The Human Tissue Act

The Human Tissue Act came into place on 1 September 2006, having been passed as law in 2004, in response to recommendations following inquiries into several high profile cases, where organs had been removed, stored and used after post mortem without the knowledge and consent of the relatives, from this it became clear that existing laws on human tissue use and storage were inadequate. The Human Tissue Act 2004 applies to England, Wales, and Northern Ireland. There is a separate Human Tissue Act 2006 which covers Scotland.

The Human Tissue Act makes informed consent the fundamental principle underpinning the lawful storage and use of body parts, organs and tissue from the living or the deceased. It applies to 'relevant material' from living persons.

The Human Tissue Act defines 'relevant material' as 'material, other than gametes, which consists of or includes human cells'. It also states. with references to 'relevant material' from a human body, that this does not include embryos outside the human body or hair and nails from the body of a living person.

The Human Tissue Authority has issued further guidance on what constitutes relevant material. The Human Tissue Act has created a new offence of DNA “theft”. Having human tissue with the intention of its DNA being analysed, with the consent of the person from whom the tissue came, is unlawful.
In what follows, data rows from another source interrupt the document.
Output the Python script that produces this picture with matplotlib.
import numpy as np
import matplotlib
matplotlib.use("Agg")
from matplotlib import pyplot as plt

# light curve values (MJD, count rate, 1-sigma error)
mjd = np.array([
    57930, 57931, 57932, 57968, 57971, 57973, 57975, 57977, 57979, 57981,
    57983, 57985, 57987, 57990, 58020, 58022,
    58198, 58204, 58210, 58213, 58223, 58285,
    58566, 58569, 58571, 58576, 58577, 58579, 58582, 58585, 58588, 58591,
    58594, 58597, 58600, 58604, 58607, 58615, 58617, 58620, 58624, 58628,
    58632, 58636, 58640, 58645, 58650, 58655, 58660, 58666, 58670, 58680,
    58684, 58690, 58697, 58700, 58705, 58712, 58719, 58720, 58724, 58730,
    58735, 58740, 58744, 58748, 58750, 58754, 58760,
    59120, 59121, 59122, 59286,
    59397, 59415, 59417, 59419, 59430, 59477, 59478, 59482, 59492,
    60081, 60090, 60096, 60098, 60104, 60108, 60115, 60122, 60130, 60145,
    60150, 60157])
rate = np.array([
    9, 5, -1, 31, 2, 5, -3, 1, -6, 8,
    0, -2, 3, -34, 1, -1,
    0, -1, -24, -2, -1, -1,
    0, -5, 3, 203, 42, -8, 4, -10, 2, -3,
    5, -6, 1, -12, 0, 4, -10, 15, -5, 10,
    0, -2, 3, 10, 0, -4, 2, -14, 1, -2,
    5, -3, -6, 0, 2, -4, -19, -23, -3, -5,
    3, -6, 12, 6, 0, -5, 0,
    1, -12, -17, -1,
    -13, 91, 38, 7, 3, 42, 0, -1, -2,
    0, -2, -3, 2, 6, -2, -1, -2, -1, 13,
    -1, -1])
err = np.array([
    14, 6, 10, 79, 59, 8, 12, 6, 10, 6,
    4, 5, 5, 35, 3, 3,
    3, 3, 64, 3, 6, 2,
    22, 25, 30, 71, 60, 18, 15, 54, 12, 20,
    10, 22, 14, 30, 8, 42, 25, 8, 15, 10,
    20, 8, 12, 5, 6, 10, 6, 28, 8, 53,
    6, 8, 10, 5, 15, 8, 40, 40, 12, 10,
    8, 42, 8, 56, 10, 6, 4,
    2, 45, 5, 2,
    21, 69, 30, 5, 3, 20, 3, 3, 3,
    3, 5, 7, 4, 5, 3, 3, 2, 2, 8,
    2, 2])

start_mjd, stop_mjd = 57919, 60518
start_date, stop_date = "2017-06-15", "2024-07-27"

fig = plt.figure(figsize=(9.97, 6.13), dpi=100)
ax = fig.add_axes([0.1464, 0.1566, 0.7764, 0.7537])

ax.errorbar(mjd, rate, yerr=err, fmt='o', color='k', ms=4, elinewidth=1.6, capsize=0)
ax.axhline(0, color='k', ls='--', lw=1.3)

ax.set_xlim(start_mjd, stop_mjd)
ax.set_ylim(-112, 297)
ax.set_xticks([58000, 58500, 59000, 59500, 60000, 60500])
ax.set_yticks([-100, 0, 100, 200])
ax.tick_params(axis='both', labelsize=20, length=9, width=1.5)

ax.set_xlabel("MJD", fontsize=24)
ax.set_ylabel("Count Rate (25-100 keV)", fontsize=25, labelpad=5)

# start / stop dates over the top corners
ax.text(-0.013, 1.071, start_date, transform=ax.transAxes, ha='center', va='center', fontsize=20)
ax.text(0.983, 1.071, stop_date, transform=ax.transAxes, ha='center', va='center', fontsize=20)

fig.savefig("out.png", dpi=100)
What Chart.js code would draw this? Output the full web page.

The Human Tissue Authority was established in April 2005 to ensure that the requirements of the Human Tissue Act are implemented and adhered to. The Human Tissue Authority regulates relevant activities through a system of licensing and the production and provision of directions and guidance. Non-compliance with the Act can lead to severe penalties, ranging from fines through to imprisonment of up to three years.

HTA Licenses held:

  • Queen Mary University of London, Barts and The London School of Medicine and Dentistry – Charterhouse Square (hub)
  • Human Tissue Resource Centre - St Bartholomew’s Hospital (Satellite)
  • Queen Mary University of London – Mile End (Satellite)
  • Blizard Institute (Satellite)

The Human Tissue Authority has Codes of Practice and Standards that provide practical guidance for carrying out activities within the scope of the HTA’s remit.